Over time you will move toward institutional trust, but it is relational trust that gets you through the bumpy part of the journey.

The Relentless Pursuit of a Solution

Your path from zero to one must begin with a well evidenced problem. The problem must be big enough to matter to enough people that solving it becomes viable as a sustainable product or service. Spend time understanding the problem deeply.

Then accept that you must be willing to do anything moral, legal and ethical to solve that problem. Your loyalty must be to the problem, not to your idea. Innovations driven by ideas often go from zero to one and straight back to zero. Innovations driven by the relentless pursuit of a solution go through ups and downs, adjustments and pivots, but they keep moving forward.

Things to Avoid

Epiphanies
Many innovations fail because they begin life as an epiphany. A flash of inspiration that feels like a complete idea. This mindset makes you cling to the idea even when you should change direction. A medical testing mindset works better. Keep your eyes on the goal and adapt what you do to solve the problem.

Passion
Passion is not the same as commitment. Passion can cloud judgement. People commit crimes of passion, they do not make rational decisions based on evidence through passion alone. You need enthusiasm combined with comfort in uncertainty.

What to Do Instead

  1. Understand the problem you are trying to solve.

  2. Write a great problem statement. When you truly understand the problem, write it clearly. This becomes your north star.

  3. Use user stories to test and validate potential solutions. Start with many and rule out most through short, cheap, high risk but low consequence tests.

If you do this consistently you will find product market fit over time.

Writing a Problem Statement

A strong problem statement answers five questions.

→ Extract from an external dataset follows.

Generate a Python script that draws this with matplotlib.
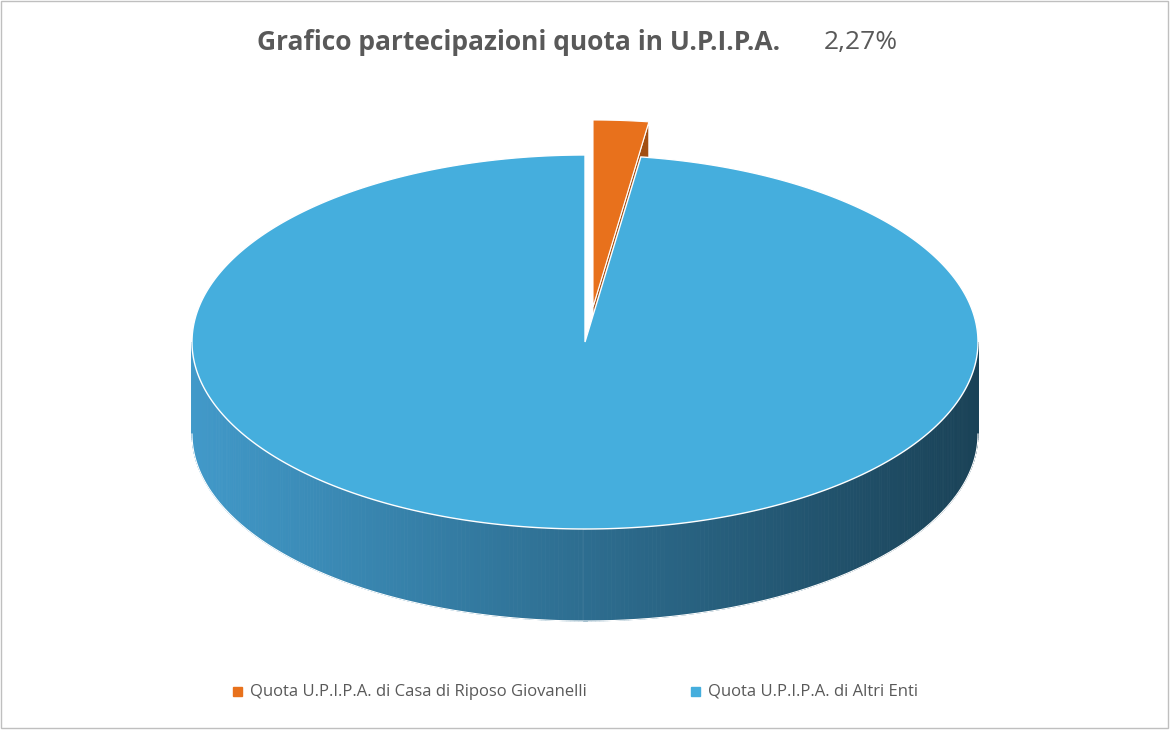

Who is experiencing the problem?
What is the problem? Describe the gap between the current and desired state.
Where does the problem occur?
When does it occur?
Why is it worth solving? Focus on the impact of a solution.

A good example is:
The lack of access to clean water in rural areas of developing countries is leading to increased incidence of water borne diseases and impeding socio economic development.

Notice there is no mention of a solution. That is why your problem statement becomes your north star. Anything that effectively solves the problem can become your product.

A Natural Way to Understand Zero to One

Although zero to one is the hardest part of innovation, it is also the most natural in terms of how humans instinctively solve problems. To illustrate this, imagine a small story.

Your family has washed up on a desert island. There is plenty of fruit and shellfish, but you do not recognise any of it. You have two children. One can eat anything without trouble. The other has strong allergies.

What is your first step?

You gather a small amount of the food that looks most promising. You do not waste energy collecting everything. You start small because you can always gather more if it turns out to be safe.

Next you try a tiny amount yourself. Then you give a small amount to the child with the stronger stomach. You would never give a large amount to the child with allergies because the consequences could be severe. You use your relational trust to encourage your first child to try it. They trust you because you are their parent and you would never knowingly put them at risk.

If the first child tolerates the food, you have taken the maximum appropriate risk and learned what you needed. You can then introduce a small amount to your more vulnerable child. You have maximised learning while managing consequences. You also chose the food that is most abundant because there is no point testing something you cannot scale. If it works for both children, you have solved the problem for the whole family. You have gone from zero to one.

This is exactly what test and learn looks like. It is instinctive to all of us. The modern world of work often pushes us away from this natural logic, but we need to bring it back.

Because this is how you go from zero to one.